Sitting on the Eastern side of the Black Sea (Georgian beaches are quite amazing, we heard) and positioned along the old Silk Road, Georgia has seen more than its share of clashes with invading empires over many centuries. Although a good number of Russians have relocated to Georgia since the start of the Ukraine War, Moscow is viewed quietly literally through a rear-view mirror, with zero regret.
Despite these observations, many will argue that current Prime Minister Irakli Garibashvili has taken a more conciliatory attitude toward the Kremlin. A few days ago, the CBS News program “60 Minutes” made the argument that Moscow is deliberately engaged in a “quiet invasion” which strives to give Russia more control over Georgia in the coming years. Time will tell.
The Big Spending of USAID
Of course the United States wants Georgia to remain independent and is putting real money behind this objective.
Everywhere you turned during the mission you saw signs of the largesse of USAID, one of the world’s most active international development agencies, funded by the US government and dolling out a stunning US $60 Billion-plus this year. Its mission includes serving as a “catalytic actor” in advancing US national security and economic interests. The agency is actively involved with supporting and nurturing the core levers that result in a prosperous global outsourcing sector. This is done through underwriting of training programs, investment attraction initiatives and even physical office spaces and startup hubs.

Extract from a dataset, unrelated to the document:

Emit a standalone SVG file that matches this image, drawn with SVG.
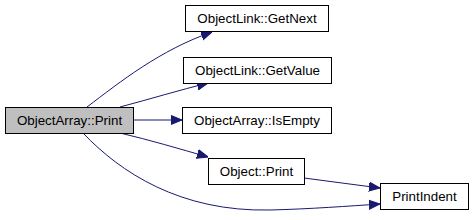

From the perspective of a global outsourcing investor, it is hard not to believe that the US government wants just what you would want: a reliably functioning democracy that is fully committed to stability and the rule of law.
Conditions for Software Engineering Talent Reach Every Corner of the World
Not surprisingly, Georgia has an increasingly strong case to make in the global custom software business.
Despite a modest population (approaching 4 million inhabitants), the country is getting more attention as a thriving value play. (Some deeper thoughts on the importance of value in our 2023 Nearshore Value Index). The country graduates about 1,000 IT graduates per year, and there continues to be a steady flow of professionals migrating from Belarus and Russia. (EPAM Systems is probably the biggest “marque” operator currently in Georgia).
It seems there is no corner of the Earth that hasn’t been impacted by the generally intense demand for mid-to-senior level engineering talent. This is certainly apparent in Georgia. Demand is high and supply is low. Greater numbers of teams and entrepreneurs are servicing US customers, and as a result, salaries are climbing. Based on our own quick glance on wages for a mid-tier developer, we would rate Georgia at just below the total-cost levels of Mexico, with annual salaries in the range of US$65K to US$80K, depending on the required skill sets.
Development teams commonly begin working at around 4pm Georgia time, which aligns with 8am in Eastern Daylight Time zone.
Enterprise Georgia: A Highly Competent Investment Agency
As many of our readers know, the quality and competence of trade and investment agencies varies widely from country to country. It doesn’t take long to identify the weak ones. It is harder and takes longer, however, to determine whether an agency is performing at a high level. In the case of Georgia, I would consider its agency (Enterprise Georgia) among the best we have ever encountered.
Members of the Enterprise Georgia team have a high “fluency” when it comes to the many issues and nuances that inhabit the global outsourcing sector. This fluency is directly connected to a set of investor-friendly incentives and policies, some of which are purpose-built for BPOs and tech exporters.
We also found the team is willing to admit that not everything is rosy. There are weak areas in the investment proposition, putting Georgia in the same category as every other nation in the world. (There is no perfect place to do global services, of course).
The importance of a focused and responsive trade agency cannot be underestimated. I asked some of the key leaders for examples of how they execute their “aftercare” activities, designed to look after newer operators who are finding their way in an entirely new geo. The leaders rattled off several examples of discrete challenges providers faced and how the agency sought to be an active partner in driving solutions.
In sum, Georgia benefits from its uniqueness. The country is well on its way to understanding how to instill that unique character in the creation of a globally recognizable country brand.